La petite musique des «Jeux» olympiques est désormais partout présente, dans la communication gouvernementale, dans les médias, et même dans les écoles. Curieuse expression, quand on y pense : qu’y a-t-il de bien ludique dans ces drôles de «jeux»-là ?
Les futurs JO de Paris s’annoncent comme un mégaévénement totalement anachronique : quel sens peut-il y avoir à concentrer autant de participants et de spectateurs dans un espace urbain déjà congestionné ? A multiplier les infrastructures au prix d’émissions accrues de gaz à effet de serre ? A faire converger les avions comme jamais vers le ciel de l’Ile-de-France ? On se croirait au XXe siècle, celui des masses, des infrastructures gigantesques, de la gabegie énergétique, mais élevé à la puissance du XXIe – avec une population plus abondante et une mobilité plus grande encore.
Les records qui seront battus sont avant tout logistiques et policiers, avec une mobilisation que l’on annonce sans précédent de forces de l’ordre, dotées de moyens de surveillance et de répression inédits. Par une loi de mars 2023, le gouvernement autorise expérimentations et dérogations au droit commun pour surveiller et punir : drones et caméras, observation et interpellations, pouvoirs aggravés pour la police… La compétition est sécuritaire avant tout, et permet de tester à grande échelle des procédés et procédures qui, comme souvent, resteront dans le droit commun, par un effet de cliquet qui veut que l’exceptionnel devient rapidement normal, et que le pire devient l’ordinaire.

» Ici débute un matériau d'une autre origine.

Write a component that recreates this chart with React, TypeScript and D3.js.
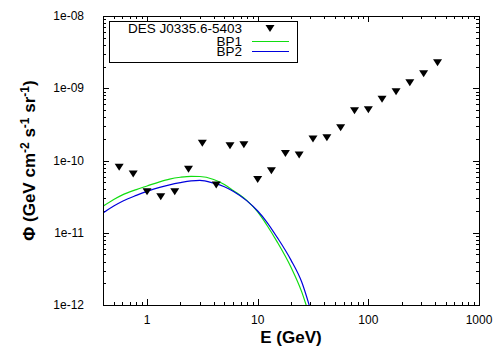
import React, { useEffect, useRef } from 'react';
import * as d3 from 'd3';

// DES J0335.6-5403 upper limits
const energies = [0.56, 0.75, 1.0, 1.33, 1.78, 2.37, 3.16, 4.22, 5.62, 7.5, 10, 13.3, 17.8, 23.7, 31.6, 42.2, 56.2, 75, 100, 133, 178, 237, 316, 422];
const fluxes = [8.05e-11, 6.5e-11, 3.7e-11, 3.16e-11, 3.7e-11, 7.55e-11, 1.73e-10, 4.58e-11, 1.6e-10, 1.65e-10, 5.46e-11, 7.22e-11, 1.25e-10, 1.19e-10, 1.99e-10, 2.07e-10, 2.84e-10, 4.89e-10, 5.05e-10, 7.03e-10, 8.96e-10, 1.19e-9, 1.59e-9, 2.26e-9];

// model curves
const curveE = [0.4, 0.5, 0.6, 0.8, 1, 1.3, 1.6, 2, 2.5, 3, 4, 5, 6, 8, 10, 12, 15, 20, 25, 30];
const bp1 = [2.32e-11, 2.88e-11, 3.34e-11, 3.96e-11, 4.44e-11, 5.07e-11, 5.53e-11, 5.86e-11, 6.04e-11, 6.01e-11, 5.46e-11, 4.66e-11, 3.85e-11, 2.78e-11, 1.94e-11, 1.3e-11, 7.47e-12, 3.33e-12, 1.52e-12, 6.4e-13];
const bp2 = [1.87e-11, 2.34e-11, 2.73e-11, 3.29e-11, 3.74e-11, 4.25e-11, 4.61e-11, 4.94e-11, 5.22e-11, 5.32e-11, 4.86e-11, 4.33e-11, 3.75e-11, 2.76e-11, 2.0e-11, 1.43e-11, 8.63e-12, 4.18e-12, 2.08e-12, 8.67e-13];

const xTicks = [1, 10, 100, 1000];
const xTickLabels = ['1', '10', '100', '1000'];
const yTicks = [1e-12, 1e-11, 1e-10, 1e-9, 1e-8];
const yTickLabels = ['1e-12', '1e-11', '1e-10', '1e-09', '1e-08'];

const FONT = '"Liberation Sans", Arial, sans-serif';

const App = () => {
  const svgRef = useRef<SVGSVGElement>(null);

  useEffect(() => {
    const width = 500;
    const height = 350;
    const margin = { top: 16, right: 21, bottom: 45, left: 103 };

    const svg = d3.select(svgRef.current)
      .attr('width', width)
      .attr('height', height);
    svg.selectAll('*').remove();

    const x = d3.scaleLog().domain([0.4, 1000]).range([margin.left, width - margin.right]);
    const y = d3.scaleLog().domain([1e-12, 1e-8]).range([height - margin.bottom, margin.top]);
    const [x0, x1] = x.range();
    const [y0, y1] = y.range();

    svg.append('rect')
      .attr('width', width).attr('height', height).attr('fill', '#fff');

    svg.append('clipPath').attr('id', 'plot-clip')
      .append('rect')
      .attr('x', x0).attr('y', y1).attr('width', x1 - x0).attr('height', y0 - y1);

    const ticks = svg.append('g').attr('stroke', '#000').attr('stroke-width', 1);

    // x ticks, bottom and mirrored on top
    const xMinor: number[] = [];
    [0.1, 1, 10, 100].forEach(dec => {
      for (let k = 2; k <= 9; k++) {
        const v = dec * k;
        if (v > 0.4 && v < 1000) xMinor.push(v);
      }
    });
    xMinor.forEach(v => {
      const px = Math.round(x(v)) + 0.5;
      ticks.append('line').attr('x1', px).attr('x2', px).attr('y1', y0).attr('y2', y0 - 3);
      ticks.append('line').attr('x1', px).attr('x2', px).attr('y1', y1).attr('y2', y1 + 3);
    });
    xTicks.forEach(v => {
      const px = Math.round(x(v)) + 0.5;
      ticks.append('line').attr('x1', px).attr('x2', px).attr('y1', y0).attr('y2', y0 - 6);
      ticks.append('line').attr('x1', px).attr('x2', px).attr('y1', y1).attr('y2', y1 + 6);
    });

    // y ticks, left and mirrored on right
    const yMinor: number[] = [];
    [1e-12, 1e-11, 1e-10, 1e-9].forEach(dec => {
      for (let k = 2; k <= 9; k++) yMinor.push(dec * k);
    });
    yMinor.forEach(v => {
      const py = Math.round(y(v)) + 0.5;
      ticks.append('line').attr('x1', x0).attr('x2', x0 + 3).attr('y1', py).attr('y2', py);
      ticks.append('line').attr('x1', x1).attr('x2', x1 - 3).attr('y1', py).attr('y2', py);
    });
    yTicks.forEach(v => {
      const py = Math.round(y(v)) + 0.5;
      ticks.append('line').attr('x1', x0).attr('x2', x0 + 6).attr('y1', py).attr('y2', py);
      ticks.append('line').attr('x1', x1).attr('x2', x1 - 6).attr('y1', py).attr('y2', py);
    });

    // tick labels
    svg.append('g').selectAll('text')
      .data(xTicks)
      .enter().append('text')
      .attr('x', d => x(d))
      .attr('y', y0 + 19)
      .attr('text-anchor', 'middle')
      .style('font-family', FONT)
      .style('font-size', '12px')
      .text((d, i) => xTickLabels[i]);

    svg.append('g').selectAll('text')
      .data(yTicks)
      .enter().append('text')
      .attr('x', x0 - 19)
      .attr('y', d => y(d) + 4)
      .attr('text-anchor', 'end')
      .style('font-family', FONT)
      .style('font-size', '12px')
      .text((d, i) => yTickLabels[i]);

    // model curves
    const line = d3.line<number>()
      .x((d, i) => x(curveE[i]))
      .y(d => y(d))
      .curve(d3.curveMonotoneX);

    const curves = svg.append('g').attr('clip-path', 'url(#plot-clip)');
    curves.append('path')
      .attr('d', line(bp1))
      .attr('fill', 'none')
      .attr('stroke', '#11dd11')
      .attr('stroke-width', 1.2);
    curves.append('path')
      .attr('d', line(bp2))
      .attr('fill', 'none')
      .attr('stroke', '#0000dd')
      .attr('stroke-width', 1.2);

    // upper limit markers
    const tri = 'M-4.5,-3.5L4.5,-3.5L0,3.5Z';
    svg.append('g').selectAll('path')
      .data(fluxes)
      .enter().append('path')
      .attr('d', tri)
      .attr('transform', (d, i) => `translate(${x(energies[i])},${y(d)})`)
      .attr('fill', '#000');

    // frame
    svg.append('rect')
      .attr('x', x0 + 0.5).attr('y', y1 + 0.5)
      .attr('width', x1 - x0).attr('height', y0 - y1)
      .attr('fill', 'none')
      .attr('stroke', '#000');

    // legend
    const key = svg.append('g');
    key.append('rect')
      .attr('x', 109.5).attr('y', 21.5).attr('width', 188).attr('height', 41)
      .attr('fill', '#fff').attr('stroke', '#000');
    const rows = [
      { label: 'DES J0335.6-5403', y: 28.5 },
      { label: 'BP1', y: 41.5 },
      { label: 'BP2', y: 51.5 }
    ];
    key.selectAll('text')
      .data(rows)
      .enter().append('text')
      .attr('x', 242)
      .attr('y', d => d.y + 4.5)
      .attr('text-anchor', 'end')
      .style('font-family', FONT)
      .style('font-size', '13.5px')
      .text(d => d.label);
    key.append('path')
      .attr('d', tri)
      .attr('transform', `translate(270,${rows[0].y})`)
      .attr('fill', '#000');
    key.append('line')
      .attr('x1', 252).attr('x2', 289).attr('y1', rows[1].y).attr('y2', rows[1].y)
      .attr('stroke', '#11dd11');
    key.append('line')
      .attr('x1', 252).attr('x2', 289).attr('y1', rows[2].y).attr('y2', rows[2].y)
      .attr('stroke', '#0000dd');

    // axis titles
    svg.append('text')
      .attr('x', (x0 + x1) / 2)
      .attr('y', 343)
      .attr('text-anchor', 'middle')
      .style('font-family', FONT)
      .style('font-size', '17px')
      .style('font-weight', 'bold')
      .text('E (GeV)');

    const yTitle = svg.append('text')
      .attr('transform', `translate(35,${(y0 + y1) / 2}) rotate(-90)`)
      .attr('text-anchor', 'middle')
      .style('font-family', FONT)
      .style('font-size', '17px')
      .style('font-weight', 'bold');
    yTitle.append('tspan').text('Φ (GeV cm');
    yTitle.append('tspan').attr('dy', -6).style('font-size', '12px').text('-2');
    yTitle.append('tspan').attr('dy', 6).text(' s');
    yTitle.append('tspan').attr('dy', -6).style('font-size', '12px').text('-1');
    yTitle.append('tspan').attr('dy', 6).text(' sr');
    yTitle.append('tspan').attr('dy', -6).style('font-size', '12px').text('-1');
    yTitle.append('tspan').attr('dy', 6).text(')');
  }, []);

  return <svg ref={svgRef} style={{ position: 'absolute', left: 0, top: 0 }}></svg>;
};

export default App;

Anachroniques d’un point de vue écologique, les JO dessinent les dystopies de demain, celles de la surveillance généralisée et de la consommation sans entraves, car le même projet de loi prévoit l’ouverture généralisée des magasins le dimanche.
Du développement personnel au survivalisme
Evidemment, la communication gouvernementale met tout autre chose en avant : jusque dans les écoles de nos enfants, enrégimentées pour l’occasion d’une manière surprenante (logos apposés sur les portails des établissements, courriels envoyés aux parents pour signaler telle ou telle compétition…), on vante l’exercice physique (pourquoi pas ?) pour des motifs de santé publique, mais on va au-delà, en prêchant le culte du champion et la dilection pour les records. L’individu est invité à admirer pour désirer, et à désirer pour se surpasser lui aussi, en devenant le sculpteur de son corps et de ses exploits. La propagande autour des JO trouve ainsi sa place dans un vaste arc allant du développement personnel au survivalisme, en passant par les stages de revirilisation, l’exaltation du muscle et la parade des influenceurs.
Le message fondamental est : le monde est une arène darwinienne où concurrence et compétition signent la réalité d’une lutte permanente pour la vie, il faut s’y préparer en adorant ceux qui incarnent le mieux cette conception guerrière de l’existence. Est-ce bien pertinent, à l’heure où s’imposeraient plutôt coopération et symbiose, entraide et solidarité face à ce qui a déjà commencé (la destruction du vivant et la réduction de l’habitabilité de la Terre), dilatation à une échelle inédite d’une destructivité si attestée dans l’histoire humaine, et d’une finitude (déchéance et mort) qui, de plus en plus, se révèle être notre seul horizon ?
Cet emballement social darwinien nous invite à relire le moment 1936, celui des JO de Berlin : anomalie, anecdote ou expression de l’essence de Jeux décidément bien sérieux ? A la fin du XIXe siècle, la création des Jeux modernes répond à une préoccupation bien résumée par Pierre de Coubertin : «bronzer la race», faire de la race blanche un monstre de performances sportives et guerrières pour mieux porter le projet de conquête et de domination de la nature et du monde, par la colonisation et l’exploitation sans réserve de toutes les ressources disponibles, y compris les fameuses «ressources humaines».
Les nazis s’y étaient reconnus comme personne, et il n’est pas étonnant qu’ils soient les réels inventeurs des JO tels que nous les connaissons, avec course de relais de la flamme olympique, classement des nations au décompte des médailles et médiatisation sans frein – Pierre de Coubertin, invité et choyé par le IIIe Reich, ne s’y trompa pas, en y reconnaissant l’olympiade idéale. Seule différence : ce non-sens n’est désormais plus réservé à la seule «race blanche». Tous les individus du monde sont invités à devenir des machines à gagner, à s’imposer et à dominer, pour leur plus grande gloire personnelle, ou celle de leur club, ou celle de leur nation.